Which sectors have the best chance to grow in 2024, and where will these industries grow fastest? Oxford Economics explores these questions in several research reports.
Slowbalisation creates growth opportunities
The pace of globalisation is slowing as advanced economies increasingly prioritise national industry, trade, and security over freer trade. Contrary to certain opinions, however, Oxford Economics believes that the world is not moving toward deglobalisation. It’s more of a flattening or levelling off in global integration, or what we refer to as “slowbalisation.”
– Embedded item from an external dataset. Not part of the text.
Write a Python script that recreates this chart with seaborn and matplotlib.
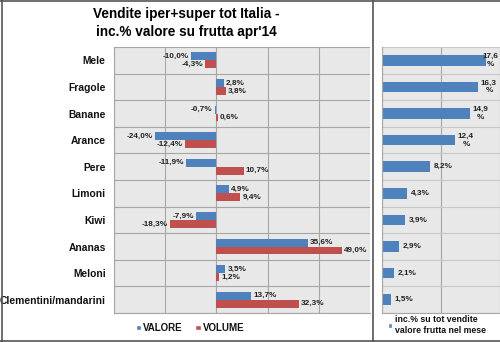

Look for this shift to create opportunities for investors in commercial real estate (CRE). If advanced economies continue on the current path, it would increase the demand for manufacturing and distribution facilities in markets that are more aligned with end consumers. Additional demand may also arise in areas where reshoring, near-shoring, or friend-shoring is popular.
Industrial CRE growth may grow most dramatically in the US. Recent legislation such as the CHIPS and Science and Inflation Reduction Acts doubled the volume of US manufacturing construction spending between 2019 and mid-2023. Private investment in clean energy, batteries, electrical vehicles, and semiconductors has already topped US $510 billion. States such as Arizona, Kentucky, Georgia, and Tennessee are likely to be the main beneficiaries of this investment in 2024.
In manufacturing and services, certain sectors will thrive
Two manufacturing sectors and two service sectors are also likely candidates for growth next year, according to a recent Oxford Economics report. Transport equipment manufacturing is shaping up to be the largest contributor to global manufacturing growth in 2023, with strength persisting into 2024, particularly aerospace.
China’s reopening resulted in a pickup in broader manufacturing this year, which will persist into 2024. The semiconductor market will help revive high-tech manufacturing in the Asia-Pacific region, with a gradual upturn in the chip cycle projected in this briefing.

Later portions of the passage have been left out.